For activities with weak periodicity and complex motion states (such as swimming), many researchers have explored the sliding window-based activity recognition task. Siirtola et al. [
8] applied an linear discriminant analysis (LDA) classifier to identify swimming strokes by acceleration data sampling at 5 Hz; then, they counted the number of each stroke using the peak count. Jensen et al. [
9] compared the performance of four classification methods on the basis of different sliding window lengths and sampling rates. Brunner et al. [
10] also used a sliding window to divide the sensor signal and then employed a convolutional neural network (CNN) as a classifier to recognize swimming strokes. They all had good recognition performance but they used a fixed-length sliding window to divide the swimming signal, which resulted in an inconsistent number of cycles per window and a different signal at the beginning of each window. These differences increase the difficulty of correctly classifying these movements. In particular, when the sliding window contains two strokes, the movement is easily misclassified. Therefore, in this work, we propose a classification-based periodic matching method to accurately detect one period of each stroke (motion state). First, a single-cycle candidate motion state signal is detected and inputted into a classifier. The classification result is then used to adjust the detection to obtain a more accurate period segmentation. In
Section 4.2.1, the experimental results show that the recognition performance could be improved by combining the periodic matching method. Therefore, in this paper, we regard the monitoring of NP_CMS and WP_CMS activities as a human activity detection and recognition (HADR) task.
In recent years, the CNN [
11] has developed rapidly and is widely used to improve the performance of HAR [
12,
13]. This indicates that CNNs can effectively extract the local dependency and interrelation between sensor signals. However, most algorithms simply use CNNs as a classifier and do not give them more deformation and expansion functions, as in the field of computer vision [
14,
15,
16,
17]. For example, in the field of object detection, Ren et al. [
18] skillfully applied two convolutional layers instead of fully connected layers and proposed the region of interest (RoI) pooling layer to turn target detection tasks into the generation and recognition of candidate boxes. Inspired by this, we believe that the monitoring of the activity with non-periodic and complex motion states can be understood as the detection and recognition of target motion states in a long time-series. Using Faster R-CNN [
18], we developed a candidate interval generation method in Reference [
19]. In contrast to our previous work, in this study, we added adaptive components that allow our network to process sensor data of any length. By generating candidate intervals, our network can accurately determine the full duration of a single motion state for activity detection. Activity recognition is then implemented using these candidate intervals. The proposed approach is called the interval-based activity detection and recognition method. The experimental results show that this method reduces the difficulty and improves the accuracy of recognition. Furthermore, most of the work in activity detection and recognition can be achieved by reusing the same neural network, which greatly reduces the computational cost.
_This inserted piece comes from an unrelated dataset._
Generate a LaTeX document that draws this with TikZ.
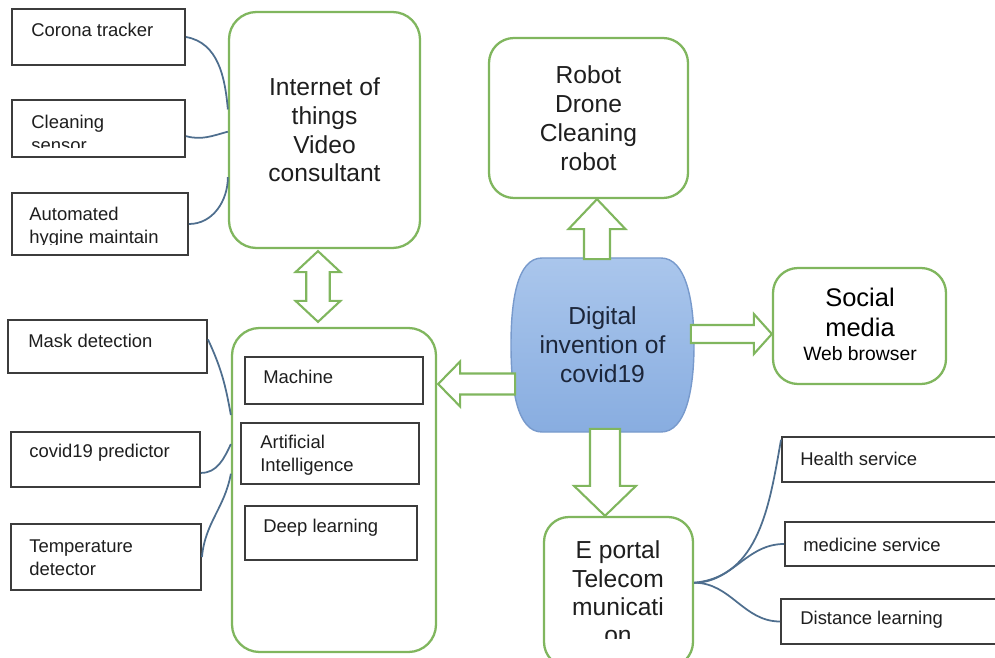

Additionally, we believe that the weak periodicity of the second type of activity can be utilized to detect the duration of each motion state. Therefore, we propose an adaptive detection method based on periodic matching. The method first finds a signal containing more than one period of motion state and divides it into several signals that contain only one period. A CNN is then used for identification and the periodic matching is adaptively adjusted by the classification result. We call this approach the classification-based periodic matching method.
We only found two public datasets containing non-periodic activity with complex motion states, namely, Physical Activity Monitoring for Aging People dataset (PAMAP2) [
20] and Daily and Sports Activity dataset (DSA) [
21]. Both of them lack annotations of the duration of meaningful motion states. Therefore, we collected two activity datasets (described in
Section 2.1) for the two kinds of sports studied in this work. Instead of professional sports monitoring, we focus on providing convenient daily sports-related activity monitoring. Considering that smartwatches are widely used as wearable devices for remote health monitoring and are user-friendly [
22,
23,
24], we chose smartwatches as activity acquisition devices.
In this paper, we focus on the detection and recognition of two complex activities. In summary, this research makes the following contributions. First, for the non-periodic activity with complex motion states, we propose a motion state detection and recognition method based on interval generation. Second, for the activity with weak periodicity and complex motion states, we propose a recognition method based on periodic matching. Finally, we conducted experiments on two datasets to demonstrate that the proposed methods can effectively detect the target motion states and improve recognition performance.
5. Conclusions
In this paper, we focus on the detection and recognition of two types of activities, namely, the non-periodic activity with complex motion states (NP_CMS) and the weakly periodic activity with complex motion states (WP_CMS). In contrast to many existing HAR methods, we consider the sport-related activity monitoring problem to be a human activity detection and recognition (HADR) task that first detects meaningful motion states and then identifies them. For NP_CMS, we propose a candidate interval generation (detection) and interval-based activity recognition method. On our own dataset, the average recall of candidate interval generation was 95.68%, which means that it provided accurate candidates to the subsequent classifier. The mAP of our method was 87.3%, which indicates that the proposed interval-based activity recognition method was also very powerful. This result is better than the results of two sliding methods (ASSW and FLSW).
Classification-based periodic matching is proposed for detecting and recognizing WP_CMS. The periodic matching method can be used with many classifiers; we experimented with the CNN, SVM, naive Bayes, random forest, and KNN classifiers, and we achieved good results. With periodic matching, the duration of each motion state was accurately segmented and the input to the classifier changed from a signal with a fixed window length to a signal with only one complete period. The experimental results verify that the periodic matching improved the performance of the classifiers.
The experimental results were obtained on two relatively small datasets with few participants. Therefore, the results may be lower on a larger dataset. Moreover, the performance of the proposed methods must be verified in real-time applications and in actual life. Thus, for our next step, we plan to deploy the proposed methods on a smartwatch to evaluate their performance in real-world environments.